Position Control of a Shape-Memory Alloy Actuator Using a Preisach- Model- Based Inverse-Temperature Method

Tensioned wires made of shape-memory alloys (SMAs) exhibit strain-temperature hysteresis when their crystal structures undergo cyclic phase transformations due to periodic temperature variations. To compensate for this highly nonlinear behavior during operation, we introduce an inverse control method which uses an experimentally-identified temperature-stress-strain Preisach model. The phase transitions of SMAs are induced both mechanically, according to the superelasticity effect (SE), and thermally, according to the shape-memory effect (SME); most existing Preisach-model-based control schemes for SMAs, however, employ mappings between an exciting electrical current and the resulting strain output because the most common form of thermal SMA excitation is Joule heating.

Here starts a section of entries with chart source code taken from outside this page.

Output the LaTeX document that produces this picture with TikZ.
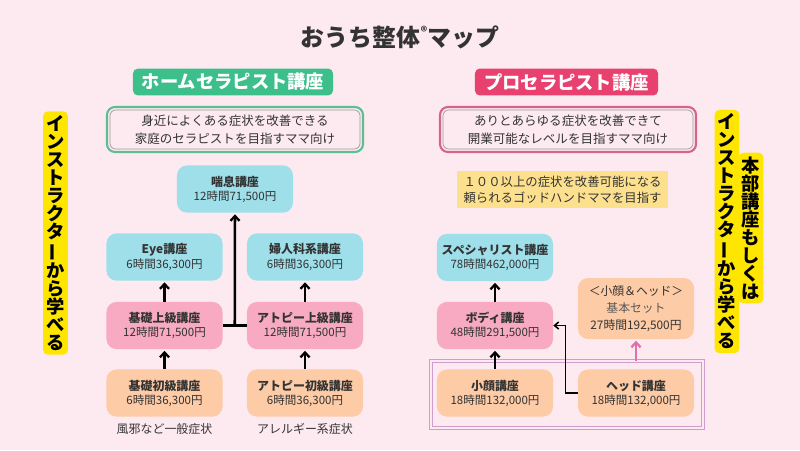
\documentclass[tikz,border=0pt]{standalone}
\usepackage{fontspec}
\setmainfont{Noto Sans CJK JP}
\usetikzlibrary{arrows.meta, calc}
\definecolor{bgpink}{HTML}{FDEAF0}
\definecolor{grnhead}{HTML}{3DBF8C}
\definecolor{redhead}{HTML}{E8416F}
\definecolor{grnline}{HTML}{5DBE96}
\definecolor{redline}{HTML}{D6628E}
\definecolor{skyc}{HTML}{9EDFEA}
\definecolor{rosec}{HTML}{F7AAC2}
\definecolor{peachc}{HTML}{FDCBA6}
\definecolor{yel}{HTML}{FFE600}
\definecolor{goalc}{HTML}{FCE08E}
\definecolor{mauve}{HTML}{CF9ECF}
\definecolor{pinkarr}{HTML}{E46EAA}
\definecolor{txtdark}{HTML}{333333}
\newcommand{\tbar}{\rotatebox[origin=c]{90}{ー}}

\begin{document}
\begin{tikzpicture}
                                [
                                    x=0.025cm, y=-0.025cm,
                                    course/.style = {shape=rectangle, rounded corners=0.25cm, minimum width=2.9cm, minimum height=1.18cm, align=center, text=txtdark, font=\fontsize{8.2}{10}\selectfont},
                                    cbox/.style = {course, fill=skyc},
                                    pbox/.style = {course, fill=rosec},
                                    obox/.style = {course, fill=peachc},
                                    hdr/.style = {shape=rectangle, rounded corners=0.12cm, minimum height=0.65cm, text=white, font=\bfseries\fontsize{13}{13}\selectfont},
                                    desc/.style = {shape=rectangle, rounded corners=0.2cm, minimum width=6.4cm, minimum height=1.125cm, line width=1.5pt, align=center, text=txtdark, font=\fontsize{8.9}{12.8}\selectfont},
                                    inner/.style = {draw=black!40, line width=0.5pt, rounded corners=0.15cm},
                                    tate/.style = {shape=rectangle, fill=yel, rounded corners=0.12cm, minimum width=0.62cm, inner xsep=0.05cm, inner ysep=0.1cm, align=center, font=\bfseries\fontsize{13}{12.8}\selectfont},
                                    arr/.style = {-{Straight Barb[length=3.5pt, width=6.5pt, line width=1.6pt]}, line width=1.8pt, shorten >=1pt},
                                ]

                                \fill[bgpink] (0,0) rectangle (800,450);

                                \node[text=txtdark, font=\bfseries\fontsize{17}{17}\selectfont] (title) at (400,37) {おうち整体\raisebox{0.75ex}{\fontsize{9}{9}\selectfont ®}マップ};

                                \node[hdr, fill=grnhead, minimum width=5cm] (homeHead) at (233,82) {ホームセラピスト講座};
                                \node[hdr, fill=redhead, minimum width=4.575cm] (proHead) at (566.5,82) {プロセラピスト講座};

                                \node[desc, draw=grnline] (homeDesc) at (235,129.5) {身近によくある症状を改善できる\\家庭のセラピストを目指すママ向け};
                                \node[desc, draw=redline] (proDesc) at (568,129.5) {ありとあらゆる症状を改善できて\\開業可能なレベルを目指すママ向け};
                                \draw[inner] ([shift={(4,4)}]homeDesc.north west) rectangle ([shift={(-4,-4)}]homeDesc.south east);
                                \draw[inner] ([shift={(4,4)}]proDesc.north west) rectangle ([shift={(-4,-4)}]proDesc.south east);

                                \node[tate] (leftTate) at (55.5,233) {イ\\ン\\ス\\ト\\ラ\\ク\\タ\\\tbar\\か\\ら\\学\\べ\\る};
                                \node[tate] (rightTateB) at (751,228) {本\\部\\講\\座\\も\\し\\く\\は};
                                \node[tate] (rightTateA) at (727,231.5) {イ\\ン\\ス\\ト\\ラ\\ク\\タ\\\tbar\\か\\ら\\学\\べ\\る};

                                \node[cbox] (zensoku) at (235,189) {{\bfseries\fontsize{8.5}{10}\selectfont 喘息講座}\\12時間71,500円};
                                \node[cbox] (eye) at (164.5,257) {{\bfseries\fontsize{8.5}{10}\selectfont Eye講座}\\6時間36,300円};
                                \node[cbox] (fujin) at (305,257) {{\bfseries\fontsize{8.5}{10}\selectfont 婦人科系講座}\\6時間36,300円};
                                \node[pbox] (kisoJo) at (164.5,325.5) {{\bfseries\fontsize{8.5}{10}\selectfont 基礎上級講座}\\12時間71,500円};
                                \node[pbox] (atoJo) at (305,325.5) {{\bfseries\fontsize{8.5}{10}\selectfont アトピー上級講座}\\12時間71,500円};
                                \node[obox] (kisoSho) at (164.5,393) {{\bfseries\fontsize{8.5}{10}\selectfont 基礎初級講座}\\6時間36,300円};
                                \node[obox] (atoSho) at (305,393) {{\bfseries\fontsize{8.5}{10}\selectfont アトピー初級講座}\\6時間36,300円};

                                \node[text=txtdark, font=\fontsize{8.5}{10}\selectfont] (kisoNote) at (164.5,429) {風邪など一般症状};
                                \node[text=txtdark, font=\fontsize{8.5}{10}\selectfont] (atoNote) at (305,429) {アレルギー系症状};

                                \node[fill=goalc, minimum width=5.275cm, minimum height=0.875cm, align=center, text=txtdark, font=\fontsize{8.8}{11.4}\selectfont] (proGoal) at (562.5,189.5) {１００以上の症状を改善可能になる\\頼られるゴッドハンドママを目指す};

                                \node[draw=mauve, double=bgpink, double distance=1.2pt, line width=0.55pt, minimum width=6.8cm, minimum height=1.675cm] (headSet) at (567,394.5) {};

                                \node[cbox] (special) at (495,257.5) {{\bfseries\fontsize{8.5}{10}\selectfont スペシャリスト講座}\\78時間462,000円};
                                \node[pbox] (body) at (495,325.5) {{\bfseries\fontsize{8.5}{10}\selectfont ボディ講座}\\48時間291,500円};
                                \node[obox] (kogao) at (495,393) {{\bfseries\fontsize{8.5}{10}\selectfont 小顔講座}\\18時間132,000円};
                                \node[obox] (head) at (636,393) {{\bfseries\fontsize{8.5}{10}\selectfont ヘッド講座}\\18時間132,000円};
                                \node[obox, minimum height=1.525cm, font=\fontsize{8.4}{12}\selectfont] (kihon) at (636,308.5) {＜小顔＆ヘッド＞\\{\color{black!65}基本セット}\\27時間192,500円};

                                \coordinate (jct) at ($(kisoJo.east)!0.5!(atoJo.west)$);

                                \draw [arr] (kisoSho.north) -- (kisoJo.south);
                                \draw [arr] (kisoJo.north) -- (eye.south);
                                \draw [arr] (atoSho.north) -- (atoJo.south);
                                \draw [arr] (atoJo.north) -- (fujin.south);
                                \draw [line width=1.8pt] (kisoJo.east) -- (atoJo.west);
                                \draw [arr] (jct) -- (zensoku.south);

                                \draw [arr] (kogao.north) -- (body.south);
                                \draw [arr] (body.north) -- (special.south);
                                \draw [-{Straight Barb[length=3pt, width=5pt]}, line width=1.1pt] (head.west) -- ++(-12,0) |- (body.east);
                                \draw [arr, draw=pinkarr] (headSet.north -| kihon.south) -- (kihon.south);
                            \end{tikzpicture}
\end{document}
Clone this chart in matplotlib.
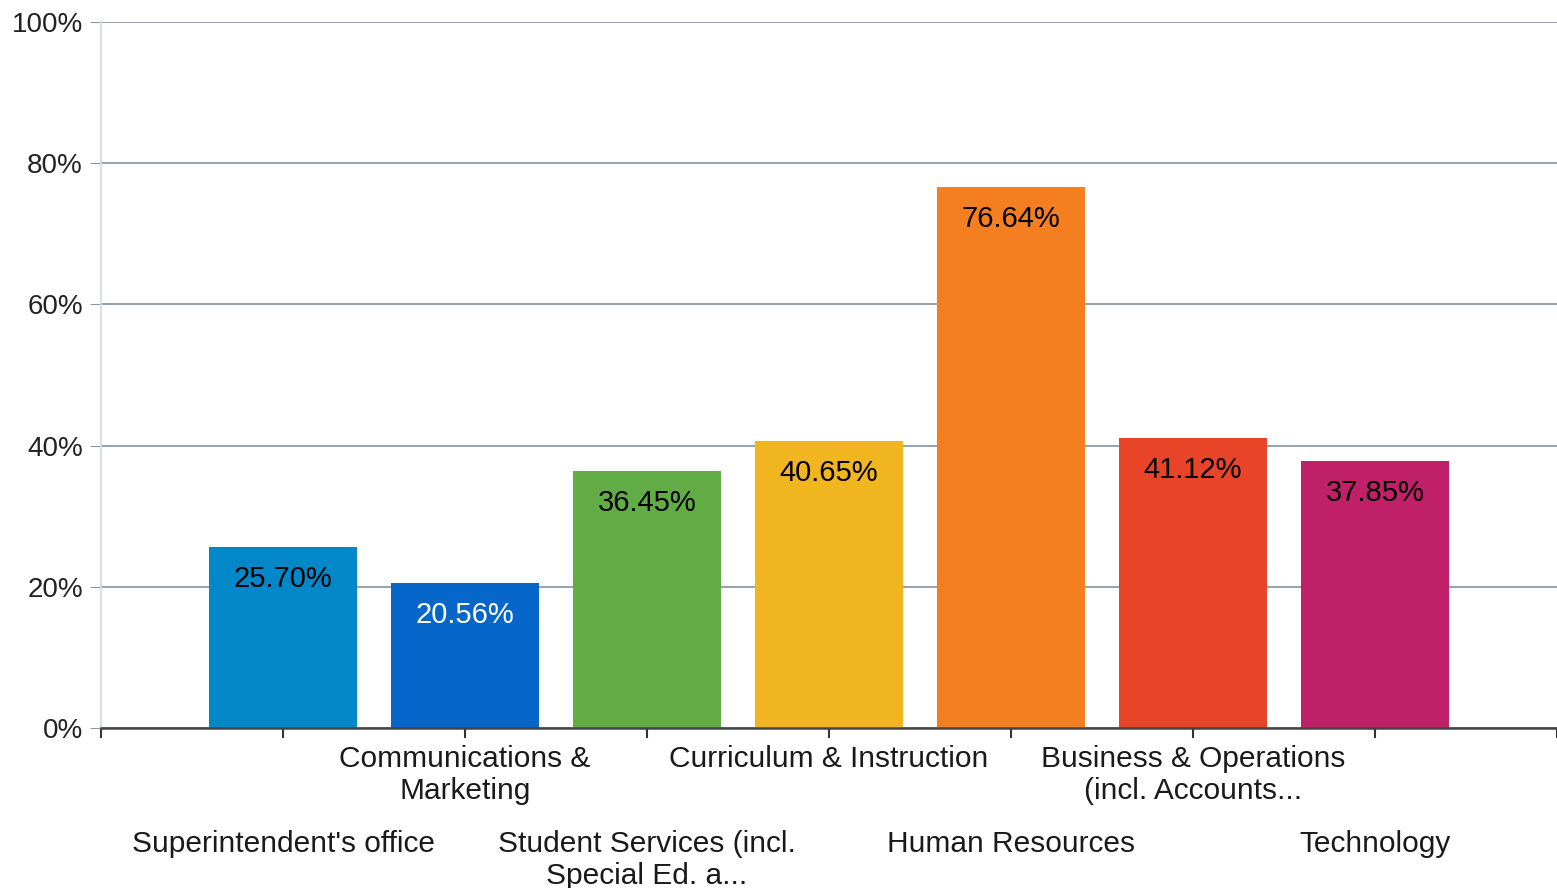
import matplotlib.pyplot as plt
from matplotlib.ticker import FuncFormatter
import matplotlib.transforms as mtransforms

categories = [
    "Superintendent's office",
    "Communications &\nMarketing",
    "Student Services (incl.\nSpecial Ed. a...",
    "Curriculum & Instruction",
    "Human Resources",
    "Business & Operations\n(incl. Accounts...",
    "Technology",
]
values = [25.70, 20.56, 36.45, 40.65, 76.64, 41.12, 37.85]
colors = ["#0287C9", "#0666CA", "#62AC46", "#F1B61F", "#F47F21", "#E84427", "#BF2067"]
label_colors = ["black", "white", "black", "black", "black", "black", "black"]

plt.rcParams['font.family'] = ['Liberation Sans', 'DejaVu Sans']

fig = plt.figure(figsize=(15.57, 8.88), dpi=100)
ax = fig.add_axes([101 / 1557, 1 - 728 / 888, 1 - 101 / 1557, 706 / 888])

x = list(range(1, len(values) + 1))
bars = ax.bar(x, values, width=0.81, color=colors, zorder=3)

ax.set_xlim(0, 8)
ax.set_ylim(0, 100)
ax.set_yticks([0, 20, 40, 60, 80, 100])
ax.yaxis.set_major_formatter(FuncFormatter(lambda v, p: f"{v:.0f}%"))
ax.tick_params(axis='y', length=8, color="#8C9AA6", labelsize=20, labelcolor="#222222", pad=5)
ax.grid(axis='y', color="#8C9AA6", linewidth=1.3, zorder=0)

ax.set_xticks(range(0, 9))
ax.set_xticklabels([])
ax.tick_params(axis='x', length=7, width=1.5, color="#333333", direction='out')

for side in ['top', 'right']:
    ax.spines[side].set_visible(False)
ax.spines['left'].set_color("#D3DBE6")
ax.spines['left'].set_linewidth(1.3)
ax.spines['bottom'].set_color("#444444")
ax.spines['bottom'].set_linewidth(1.8)
ax.spines['bottom'].set_zorder(4)

# data labels inside bars
for xi, v, c in zip(x, values, label_colors):
    ax.annotate(f"{v:.2f}%", (xi, v), xytext=(0, -32), textcoords='offset pixels',
                ha='center', va='center', fontsize=21, color=c, zorder=5)

# staggered category labels
trans = mtransforms.blended_transform_factory(ax.transData, ax.transAxes)
for i, (xi, lab) in enumerate(zip(x, categories)):
    y = -0.024 if i % 2 == 1 else -0.144
    ax.text(xi, y, lab, transform=trans, ha='center', va='top', fontsize=21.5,
            color="#1a1a1a", linespacing=1.2)

fig.savefig("out.png", dpi=100)
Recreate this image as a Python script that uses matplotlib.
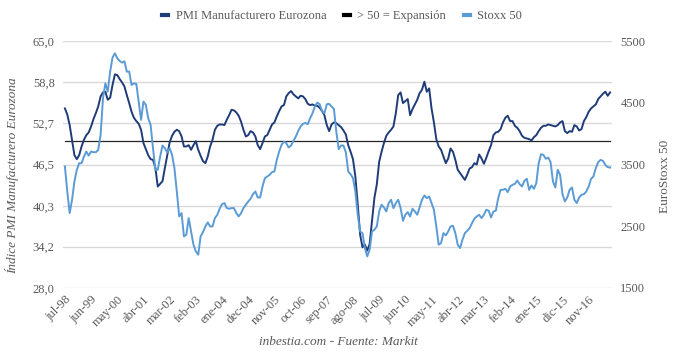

In the proposed approach, we first perform a system identification procedure to find a relationship between temperature, stress and strain; then, the identified model is employed to develop a numerical inversion algorithm which is the key element of the proposed controller. Through this technique, the inverse control scheme computes the temperature-reference signal required to generate a desired strain output when an SMA wire operates as an actuator under a constant stress. The main advantages of this method are its modularity, as it can be integrated into a feedforward control structure to modulate the actuator's output, and its computational efficiency. To test and validate the suitability, efficacy and accuracy of the resulting controller, we employ data from both real-time simulations and experiments. These results indicate that the introduced approach can be potentially adopted to synthesize and implement position controllers for SMA-based actuators driven by methods other than direct electricity; for example, catalytic chemical reactions.